A toddler girl in a pink bathing suit sitting on a periwinkle lounge chair outside and smiling
Courtesy of Crystal Henry

I Tried Weaning With Band-Aids, & It Worked Like A Charm

by Crystal Henry

I'd only intended to nurse my kids until they were a year old. I'd assumed that on their first birthday they'd seamlessly graduate to a sippy cup, and then I'd part ways with breastfeeding. But then a year came and went, and they were still nursing. They were largely attached to the boob for emotional reasons: when they fell down and skinned their knees, nursing made them feel better, and it was the nightcap they needed to help them doze off to sleep at night. So I kept breastfeeding long after a year was over — not because I had anything to prove, but because it made my life a little easier.

Just before my oldest daughter turned 2, however, I caved under the social pressure to quit. As much pressure as there is on moms to breastfeed, there's an equal amount of judgement when we breastfeed past a year. After that, people assume you're just “doing it for attention” or that you're doing it to feel better about yourself as a mother.

When it was time to wean my oldest, the weaning method that worked for us was a quick spritz of apple cider vinegar on the nips before she nursed. But when it came to my second, nothing worked — until I discovered weaning with Band-Aids.

Courtesy of Crystal Henry

I decided to wean my younger daughter about six months after she turned 2. One weekend, I knew I was going to be going out of town, and I wanted to make sure she had other soothing methods in place before I left.

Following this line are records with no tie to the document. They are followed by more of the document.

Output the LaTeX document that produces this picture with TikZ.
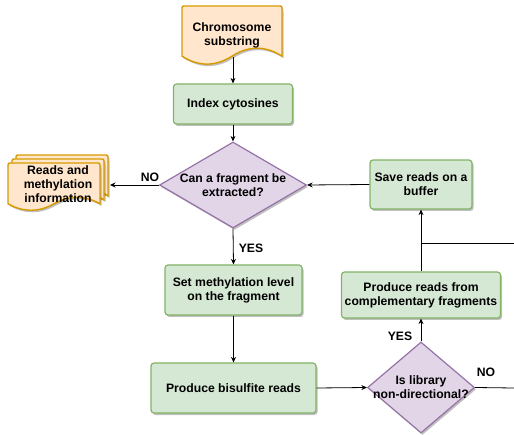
\documentclass[tikz,border=0pt]{standalone}
\usepackage{fontspec}
\setmainfont{Liberation Sans}
\usetikzlibrary{arrows.meta,shapes.geometric,shadows}
\definecolor{gfill}{HTML}{D5E8D4}
\definecolor{gdraw}{HTML}{82B366}
\definecolor{pfill}{HTML}{E1D5E7}
\definecolor{pdraw}{HTML}{9673A6}
\definecolor{ofill}{HTML}{FFE6CC}
\definecolor{odraw}{HTML}{D79B00}
\newcommand\mydocshape[5]{% style, x, y, w, h
  \draw[#1] ({#2},{#3+#5/2}) -- ({#2},{#3+4}) .. controls ({#2},{#3}) .. ({#2+4},{#3})
    -- ({#2+#4-4},{#3}) .. controls ({#2+#4},{#3}) .. ({#2+#4},{#3+4})
    -- ({#2+#4},{#3+0.85*#5})
    .. controls ({#2+#4-#4/6},{#3+0.67*#5}) and ({#2+#4/2+#4/6},{#3+0.67*#5}) .. ({#2+#4/2},{#3+0.85*#5})
    .. controls ({#2+#4/2-#4/6},{#3+1.03*#5}) and ({#2+#4/6},{#3+1.03*#5}) .. ({#2},{#3+0.85*#5})
    -- cycle;}
\tikzset{
  shad/.style={drop shadow={shadow xshift=1.5pt, shadow yshift=-2pt, opacity=0.25, fill=black}},
  box/.style={draw=gdraw, fill=gfill, line width=1.2pt, rounded corners=3pt, shad, align=center, inner sep=2pt},
  dia/.style={diamond, draw=pdraw, fill=pfill, line width=1.2pt, shad, inner sep=0pt},
  doc/.style={draw=odraw, fill=ofill, line width=1.4pt, shad},
  txt/.style={align=center, inner sep=0pt},
  lbl/.style={inner sep=0pt},
  arr/.style={-{Stealth[length=5.5pt,width=5pt]}, line width=0.8pt},
  ln/.style={line width=0.8pt},
}
\begin{document}
\begin{tikzpicture}[x=1pt,y=-1pt,font=\bfseries\fontsize{12.2}{14}\selectfont]
\useasboundingbox (0,0) rectangle (514,435);
% chromosome document
\mydocshape{doc}{182}{6}{100}{59}
\node[txt] (chr) at (232,35) {Chromosome\\substring};
\coordinate (chrb) at (233,57);
% reads multi-document
\mydocshape{doc}{16}{155}{92}{48}
\mydocshape{doc}{12}{159}{92}{48}
\mydocshape{doc}{8}{163}{92}{48}
\node[txt] (reads) at (58,184) {Reads and\\methylation\\information};
\coordinate (readsE) at (110,185);
% boxes
\node[box, minimum width=119, minimum height=40] (idx) at (233,104) {Index cytosines};
\node[dia, minimum width=147, minimum height=86] (d1) at (233,185) {};
\node[txt] (d1t) at (233,185) {Can a fragment be\\extracted?};
\node[box, minimum width=137, minimum height=50] (setm) at (233.5,290) {Set methylation level\\on the fragment};
\node[box, minimum width=165, minimum height=50] (bis) at (233.5,388) {Produce bisulfite reads};
\node[box, minimum width=102, minimum height=49] (save) at (421,184.5) {Save reads on a\\buffer};
\node[box, minimum width=159, minimum height=46] (comp) at (421,295) {Produce reads from\\complementary fragments};
\node[dia, minimum width=107, minimum height=91] (d2) at (421,387.5) {};
\node[txt] (d2t) at (421,387.5) {Is library\\non-directional?};
% labels
\node[lbl] (no1) at (150,177) {NO};
\node[lbl] (yes1) at (251,248) {YES};
\node[lbl] (yes2) at (400,336) {YES};
\node[lbl] (no2) at (486,372) {NO};
% connectors
\coordinate (rightA) at (514,388);
\coordinate (rightB) at (514,243);
\coordinate (join) at (421,243);
\draw[arr] (chrb) -- (idx.north);
\draw[arr] (idx.south) -- (d1.north);
\draw[arr] (d1.west) -- (readsE);
\draw[arr] (save.west) -- (d1.east);
\draw[arr] (d1.south) -- (setm.north);
\draw[arr] (setm.south) -- (bis.north);
\draw[arr] (bis.east) -- (d2.west);
\draw[arr] (d2.north) -- (comp.south);
\draw[arr] (comp.north) -- (save.south);
\draw[ln] (d2.east) -- (rightA);
\draw[ln] (rightB) -- (join);
\end{tikzpicture}
\end{document}
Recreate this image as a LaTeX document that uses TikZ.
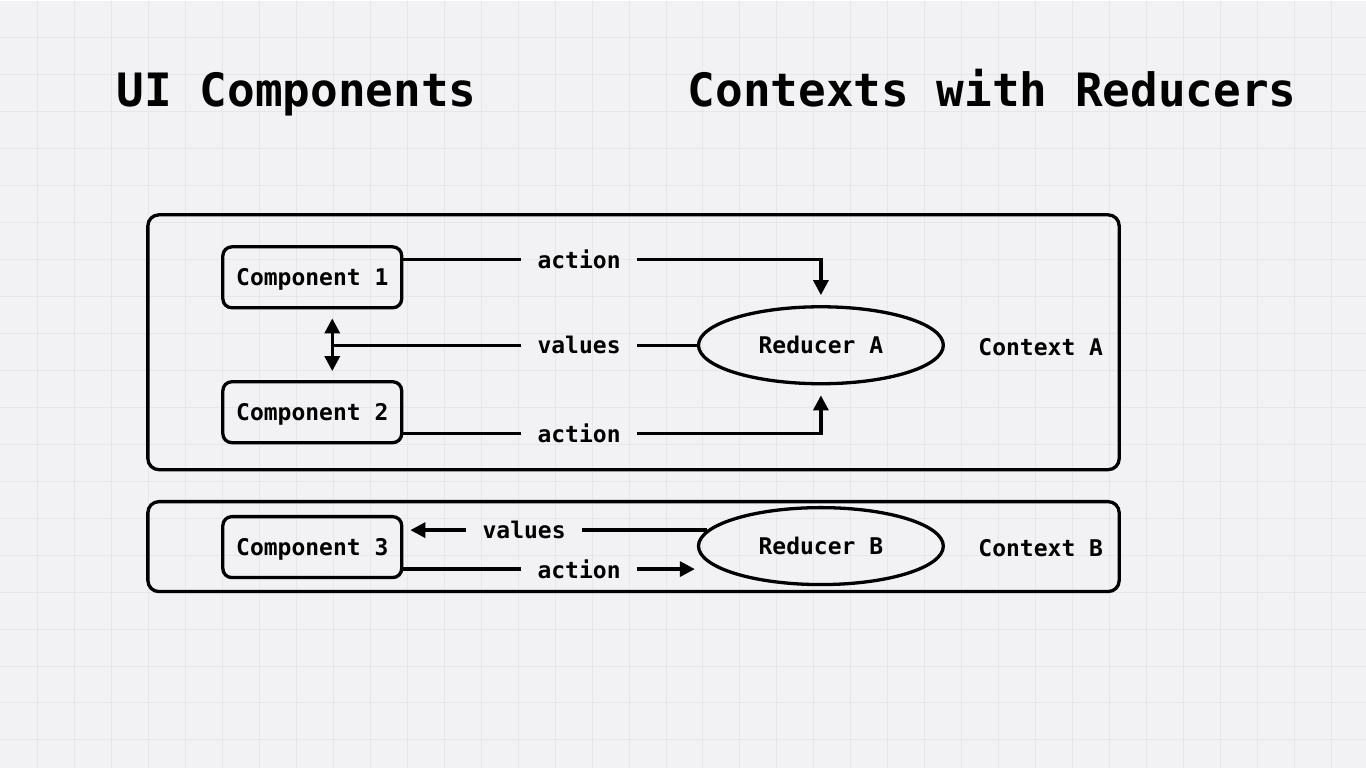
\documentclass[tikz,border=0pt]{standalone}
\usepackage{fontspec}
\setmonofont{DejaVu Sans Mono}
\usepackage{tikz}
\usetikzlibrary{arrows.meta, positioning, calc, shapes.geometric}
\usepackage{xcolor}
\definecolor{paper}{RGB}{242,241,243}
\definecolor{paperline}{RGB}{231,230,232}

\begin{document}
\begin{tikzpicture}[
    x=1pt, y=-1pt,
    every node/.style = {align=center},
    titletext/.style = {font=\ttfamily\bfseries\fontsize{46}{50}\selectfont,
                        inner sep=0pt, anchor=base},
    compbox/.style   = {draw, rounded corners=9pt, line width=3.3pt,
                        minimum width=179pt, minimum height=61pt, text depth=0pt,
                        font=\ttfamily\bfseries\fontsize{23}{27}\selectfont},
    redell/.style    = {draw, ellipse, line width=3.3pt,
                        minimum width=245pt, minimum height=77pt,
                        font=\ttfamily\bfseries\fontsize{23}{27}\selectfont},
    ctxbox/.style    = {draw, rounded corners=11pt, line width=3.3pt},
    ctxlabel/.style  = {font=\ttfamily\bfseries\fontsize{23}{27}\selectfont},
    flowlbl/.style   = {font=\ttfamily\bfseries\fontsize{23}{27}\selectfont,
                        inner xsep=16pt, inner ysep=2pt},
    line/.style      = {line width=3.3pt},
    arr/.style       = {-{Triangle[length=15pt,width=15pt]}, line width=3.3pt},
    biarr/.style     = {{Triangle[length=15pt,width=15pt]}-{Triangle[length=15pt,width=15pt]},
                        line width=3.3pt},
    gridline/.style  = {draw=paperline, line width=1pt},
]

%% Paper
\fill[paper] (0,0) rectangle (1366,768);
\foreach \gx in {37,74,...,1366} \draw[gridline] (\gx,0) -- (\gx,768);
\foreach \gy in {37,74,...,768} \draw[gridline] (0,\gy) -- (1366,\gy);
\useasboundingbox (0,0) rectangle (1366,768);

%% Titles
\node[titletext] (tui)  at (296.5,106) {UI Components};
\node[titletext] (tctx) at (992.5,106) {Contexts with Reducers};

%% Context boxes
\node[ctxbox, minimum width=972pt, minimum height=255pt] (ctxA) at (633.5,342) {};
\node[ctxbox, minimum width=972pt, minimum height=90pt]  (ctxB) at (633.5,546.5) {};
\node[ctxlabel] (lctxA) at (1041,347) {Context A};
\node[ctxlabel] (lctxB) at (1041,548) {Context B};

%% Components
\node[compbox] (c1) at (312,277) {Component 1};
\node[compbox] (c2) at (312,412) {Component 2};
\node[compbox] (c3) at (312,547) {Component 3};

%% Reducers
\node[redell] (rA) at (821,345) {Reducer A};
\node[redell] (rB) at (821,546) {Reducer B};

%% Flow labels
\node[flowlbl] (laA1) at (579,259) {action};
\node[flowlbl] (lvA)  at (579,345) {values};
\node[flowlbl] (laA2) at (579,433) {action};
\node[flowlbl] (lvB)  at (524,530) {values};
\node[flowlbl] (laB)  at (579,569) {action};

%% Context A flow
\coordinate (vjoin) at ([xshift=20pt]c1.south);
\draw[line] (c1.east |- laA1) -- (laA1.west);
\draw[arr, shorten >=10pt] (laA1.east) -| (rA.north);
\draw[line] (c2.east |- laA2) -- (laA2.west);
\draw[arr, shorten >=10pt] (laA2.east) -| (rA.south);
\draw[line] (rA.west) -- (lvA.east);
\draw[line] (lvA.west) -- (lvA.west -| vjoin);
\draw[biarr, shorten <=9pt, shorten >=9pt] (vjoin) -- (vjoin |- c2.north);

%% Context B flow
\draw[line] (lvB.east) -- (lvB.east -| rB.172);
\draw[arr, shorten >=7pt] (lvB.west) -- (lvB.west -| c3.east);
\draw[line] (c3.east |- laB) -- (laB.west);
\draw[arr, shorten >=2pt] (laB.east) -- (laB.east -| rB.west);

\end{tikzpicture}
\end{document}
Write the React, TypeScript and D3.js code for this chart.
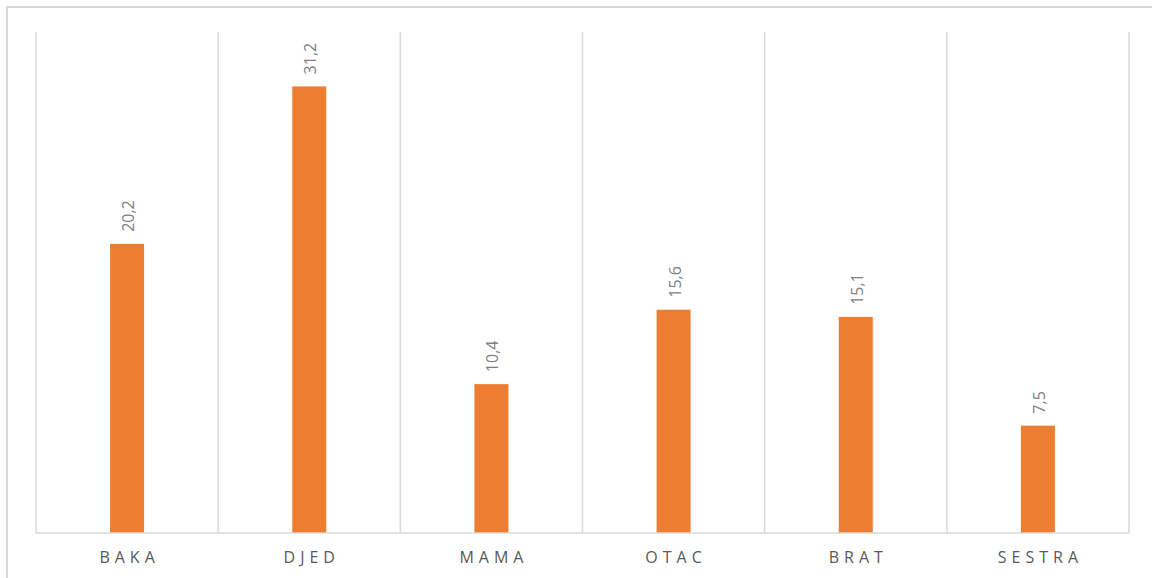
import React from "react";
import * as d3 from "d3";

const categories = ["BAKA", "DJED", "MAMA", "OTAC", "BRAT", "SESTRA"];
const values = [20.2, 31.2, 10.4, 15.6, 15.1, 7.5];
const yMax = 35;

const W = 1152;
const H = 578;
const margin = { left: 36, right: 23, top: 32, bottom: 45 };

export default function App() {
  const x = d3
    .scaleBand<string>()
    .domain(categories)
    .range([margin.left, W - margin.right])
    .paddingInner(0)
    .paddingOuter(0);
  const y = d3.scaleLinear().domain([0, yMax]).range([H - margin.bottom, margin.top]);
  const bw = 34;
  const fmt = (v: number) => v.toFixed(1).replace(".", ",");
  const bounds = categories.map((c) => x(c)!).concat([x(categories[categories.length - 1])! + x.bandwidth()]);
  return (
    <svg
      width={W}
      height={H}
      style={{ position: "absolute", left: 0, top: 0, background: "#fff" }}
      fontFamily="'Open Sans', 'Noto Sans', sans-serif"
    >
      <rect x={7} y={7} width={W - 5} height={H} fill="#fff" stroke="#d9d9d9" strokeWidth={2} />
      {bounds.map((b, i) => (
        <line key={i} x1={b} x2={b} y1={margin.top} y2={y(0)} stroke="#d9d9d9" strokeWidth={1.5} />
      ))}
      {categories.map((c, i) => {
        const cx = x(c)! + x.bandwidth() / 2;
        return (
          <g key={c}>
            <rect x={cx - bw / 2} y={y(values[i])} width={bw} height={y(0) - y(values[i])} fill="#ED7D31" />
            <text
              transform={`translate(${cx + 7},${y(values[i]) - 12}) rotate(-90)`}
              fontSize={16}
              fill="#808080"
              textAnchor="start"
            >
              {fmt(values[i])}
            </text>
            <text
              x={cx + 2.5}
              y={563}
              fontSize={16}
              letterSpacing={5}
              fill="#595959"
              textAnchor="middle"
            >
              {c}
            </text>
          </g>
        );
      })}
      <line x1={margin.left} x2={W - margin.right} y1={y(0)} y2={y(0)} stroke="#d9d9d9" strokeWidth={1.5} />
    </svg>
  );
}
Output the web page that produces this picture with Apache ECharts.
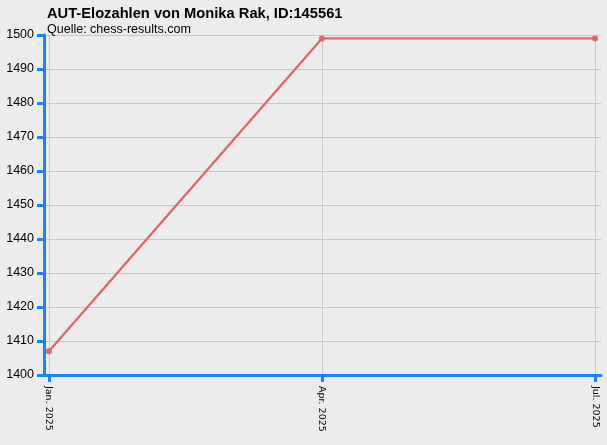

She only had a few nursing sessions at that point anyway, so I thought that weaning her would be easy.

I had the apple cider vinegar bottle ready by the nightstand, but I should’ve known by the way that baby loved lemon wedges that pickled nipples wouldn’t be a problem for her. Day after day, she powered through the vinegar and kept nursing. Eventually, I resigned myself to the idea that she’d just be one of those kindergarten breastfeeders, and there were certainly worse things than that.

Then I remembered how much she hated Band-Aids. I think it had to do with her getting vaccines at the doctor's office: every time she got a shot, the nurse would immediately cover it with a Band-Aid, and I think her brain associated the Band-Aids with pain.

Courtesy of Crystal Henry

One night, I was trying to get in the shower, and she toddled into the bathroom. The sight of my naked boobs was like popping the top off an ice-cold beer. Since the bar was already open, she wanted to knock one back. I, on the other hand, just wanted to shower in peace for a few minutes without anyone pawing at me.

"Mama’s boobies are a little owie," I sadly told her.

So I told my daughter that my boobies had bobos. She’s a compassionate child, so just the thought of someone being injured concerned her — especially since it was her milk jugs that might be damaged. I told her I needed to rest in the shower for a minute so they would feel better. But I could see the compassion on her face when she said, “Aww, I’m sorry, Mama. Your boobies have bobos?”

“Yeah, Mama’s boobies are a little owie," I sadly told her. To be fair, it wasn’t a lie. She’d been cutting some molars, and when she cut teeth she tended to clamp down a little hard on the nip. So I was pretty sore.

Courtesy of Crystal Henry

When I got out of the shower, I saw the box of Band-Aids sitting on my counter. I didn’t know if it would work, and I was a little worried about ripping a Band-Aid off my nipple. But I slapped one Band-Aid over each nipple and walked out to get dressed. She was laying on my bed playing with her stuffed puppy when she looked up and saw my bandaged boobs.

I didn’t say anything as I got dressed, but she came over to investigate. “Your boobies have bobos?," she asked again. I told her yes, but they’d be okay in a little while. I put my pajamas on and laid down in bed to snuggle up with her and read. She kept looking over at my chest, and at one point, she just put her little paw right on my boob and patted it, as if to say “Get well, soon friend.”

Over the next few days, she kept asking if my boobs were feeling better. Each time, I sadly told her they were a little better, but they still had Band-Aids. I was surprised at how much empathy a toddler could have for another person, because other than newborns and politicians, toddlers are the most self-absorbed people in the world. But she was so worried about my well-being that she put her nursing needs aside until I felt better.

It turned out to be her breastfeeding swan song.

After a week of no nursing, I stopped replacing the Band-Aids. She saw me get in the shower, and she asked if my boobies were better. I told her they were, and she seemed relieved — but not for herself. She genuinely seemed glad that I was going to be OK.

She asked to nurse one more time after the Band-Aids, and I let her. I’m glad I did because it turned out to be her breastfeeding swan song. I can vividly remember lying in her bed and letting her nurse, knowing it would be the last time. As my kids get older, I've started to become very conscious of the "last time." I know there will be plenty of “last times” for things as my kids get older, and I'm glad my youngest child gave me one last time to remember. I'm happy that the Band-Aids gave me a chance to gracefully ease out of my breastfeeding journey.